Coffs Harbour Advocate
21st Apr 2019 4:32 PM
They're the touring group who have dominated headlines for the past week and Coffs Harbour was the focal point of their movements over the Easter weekend.
The Stop Adani Convoy is a collection of Australians who are seriously concerned about the approval of the Adani Mine and what it will mean for our climate and for future generations.
With more than 70 cars leaving Hobart last week, the convoy of now hundreds pulled into town on Saturday night and held a rally at the Coffs Harbour Showground on Sunday morning.
Speakers included former Greens leader Bob Brown, whose foundation is orchestrating the tour.
"We have a strong support base in Coffs Harbour and we received a warm welcome from the town,” Bob Brown Foundation spokesman Adam Burling said.
"For an Easter Sunday there was a large turnout and it was great to see.”
"We've had more than 800 cars sign up for the journey, but some are just doing select legs of the trip like Melbourne to Sydney.

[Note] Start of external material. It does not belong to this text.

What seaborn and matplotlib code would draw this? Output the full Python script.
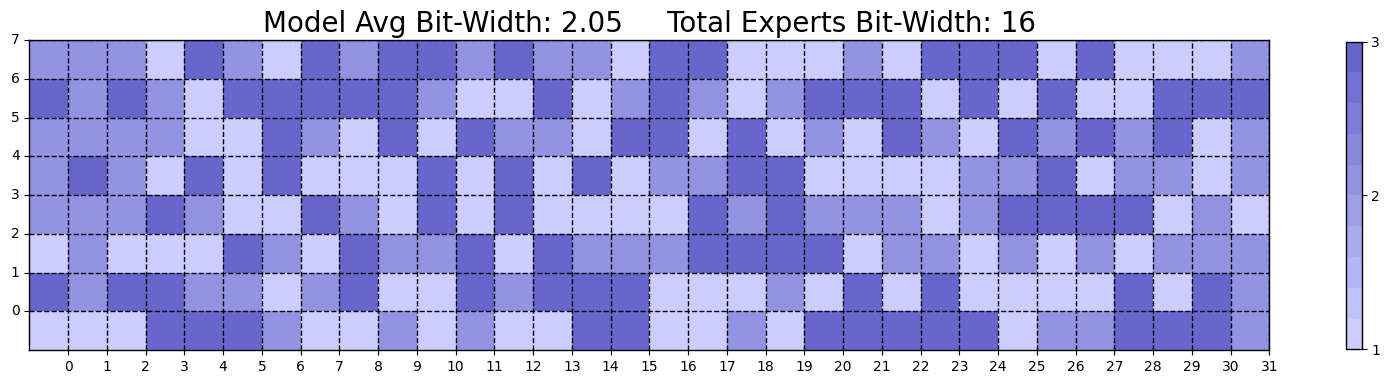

We had about 200 depart Sydney with us.”
The convoy's next stops include Mullumbimby, Brisbane and Rockhampton before heading up to the region where the Adani Mine will be built.
The final town on the journey north is Clermont, which is 140km southwest of the proposed site.

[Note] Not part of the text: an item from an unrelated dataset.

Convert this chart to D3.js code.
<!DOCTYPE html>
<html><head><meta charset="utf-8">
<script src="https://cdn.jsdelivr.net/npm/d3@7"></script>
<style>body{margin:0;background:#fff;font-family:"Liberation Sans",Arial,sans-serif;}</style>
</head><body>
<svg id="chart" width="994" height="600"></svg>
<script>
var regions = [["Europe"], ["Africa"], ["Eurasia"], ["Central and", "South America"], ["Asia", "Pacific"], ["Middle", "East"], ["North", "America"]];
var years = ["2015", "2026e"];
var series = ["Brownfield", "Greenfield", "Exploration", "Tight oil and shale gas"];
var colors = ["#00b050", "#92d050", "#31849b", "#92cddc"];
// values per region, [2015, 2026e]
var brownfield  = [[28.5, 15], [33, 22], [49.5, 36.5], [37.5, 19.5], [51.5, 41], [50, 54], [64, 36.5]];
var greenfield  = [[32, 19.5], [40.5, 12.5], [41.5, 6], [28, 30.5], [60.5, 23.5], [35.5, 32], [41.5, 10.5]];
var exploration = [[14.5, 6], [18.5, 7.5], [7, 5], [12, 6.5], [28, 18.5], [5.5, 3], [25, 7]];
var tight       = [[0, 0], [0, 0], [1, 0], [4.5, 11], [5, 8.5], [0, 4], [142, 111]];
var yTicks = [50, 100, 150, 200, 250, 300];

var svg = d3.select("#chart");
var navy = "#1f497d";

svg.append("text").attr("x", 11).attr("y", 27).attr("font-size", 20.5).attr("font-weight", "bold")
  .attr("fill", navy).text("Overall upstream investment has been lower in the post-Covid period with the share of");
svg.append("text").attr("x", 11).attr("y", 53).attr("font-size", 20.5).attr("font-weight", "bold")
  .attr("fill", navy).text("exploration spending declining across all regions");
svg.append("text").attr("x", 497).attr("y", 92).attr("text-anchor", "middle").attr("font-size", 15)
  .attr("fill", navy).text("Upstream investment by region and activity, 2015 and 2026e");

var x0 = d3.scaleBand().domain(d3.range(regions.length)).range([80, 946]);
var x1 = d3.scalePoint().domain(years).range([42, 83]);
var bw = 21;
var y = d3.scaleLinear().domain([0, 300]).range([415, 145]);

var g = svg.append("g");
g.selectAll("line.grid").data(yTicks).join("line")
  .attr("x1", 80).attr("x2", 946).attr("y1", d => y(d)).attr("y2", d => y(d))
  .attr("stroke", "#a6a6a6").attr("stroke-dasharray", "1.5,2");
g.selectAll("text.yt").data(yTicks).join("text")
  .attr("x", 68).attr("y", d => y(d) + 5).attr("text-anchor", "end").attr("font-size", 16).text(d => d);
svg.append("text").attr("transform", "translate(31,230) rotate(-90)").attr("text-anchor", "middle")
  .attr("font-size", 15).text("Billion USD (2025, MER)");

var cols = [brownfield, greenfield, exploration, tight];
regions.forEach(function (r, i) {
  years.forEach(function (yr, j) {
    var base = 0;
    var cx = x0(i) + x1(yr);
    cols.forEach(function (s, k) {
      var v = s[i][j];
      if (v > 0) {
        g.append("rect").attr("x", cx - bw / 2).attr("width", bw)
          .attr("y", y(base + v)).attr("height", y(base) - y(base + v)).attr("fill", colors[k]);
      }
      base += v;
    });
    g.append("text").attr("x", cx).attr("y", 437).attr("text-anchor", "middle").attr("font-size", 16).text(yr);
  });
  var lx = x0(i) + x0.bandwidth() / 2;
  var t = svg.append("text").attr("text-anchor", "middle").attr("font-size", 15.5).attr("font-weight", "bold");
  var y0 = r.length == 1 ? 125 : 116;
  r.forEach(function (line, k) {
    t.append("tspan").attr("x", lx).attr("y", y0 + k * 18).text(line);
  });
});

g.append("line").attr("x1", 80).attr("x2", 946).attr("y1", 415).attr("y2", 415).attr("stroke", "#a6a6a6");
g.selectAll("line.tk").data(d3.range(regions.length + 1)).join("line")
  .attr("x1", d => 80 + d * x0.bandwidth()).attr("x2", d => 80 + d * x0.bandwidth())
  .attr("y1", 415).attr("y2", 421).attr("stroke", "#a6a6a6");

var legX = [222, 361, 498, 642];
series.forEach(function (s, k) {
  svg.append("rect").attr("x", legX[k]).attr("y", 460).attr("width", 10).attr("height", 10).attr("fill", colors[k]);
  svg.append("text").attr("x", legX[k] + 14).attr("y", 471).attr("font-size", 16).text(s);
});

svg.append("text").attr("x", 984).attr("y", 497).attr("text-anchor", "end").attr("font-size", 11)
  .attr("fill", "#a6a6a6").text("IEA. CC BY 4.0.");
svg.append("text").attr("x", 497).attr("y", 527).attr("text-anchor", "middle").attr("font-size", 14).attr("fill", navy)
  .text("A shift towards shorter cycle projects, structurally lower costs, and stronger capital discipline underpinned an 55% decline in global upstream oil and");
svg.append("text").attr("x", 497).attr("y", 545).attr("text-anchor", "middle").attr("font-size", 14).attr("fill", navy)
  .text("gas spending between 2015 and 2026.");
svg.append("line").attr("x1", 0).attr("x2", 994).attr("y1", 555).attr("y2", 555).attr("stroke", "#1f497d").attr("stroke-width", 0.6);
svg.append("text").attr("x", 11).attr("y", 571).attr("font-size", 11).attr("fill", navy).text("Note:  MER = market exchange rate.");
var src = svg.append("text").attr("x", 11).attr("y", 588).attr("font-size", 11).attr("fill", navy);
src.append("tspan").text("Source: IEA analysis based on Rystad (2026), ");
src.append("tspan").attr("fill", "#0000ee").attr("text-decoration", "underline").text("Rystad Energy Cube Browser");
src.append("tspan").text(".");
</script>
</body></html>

Some Clermont business owners have recently come out and said the convoy won't be welcome in town, but Mr Burling labelled them the 'noisy minority'.
"We're arriving there on April 28 and we will be doing something pretty special with the traditional owners of the land there which we'll release details about soon.
"We did a ring around town and we've booked out most of the accommodation places and four of the restaurants have said they're more than happy to serve us.
"It's just the one pub it seems where we won't be welcome, we haven't had any other indications of not being welcome.”
Following the Clermont stop the convoy will swing back around and head south, concluding with a rally in Canberra on May 5.
The Adani Mine, if built, will be one of the largest open cut coal mines on the planet.
Adani have plans to operate the mine for at least 60 years, mining an estimated 2.3 billion tonnes of product coal in the process. Burning this coal would result in the emission of 4.6 billion tonnes of CO2.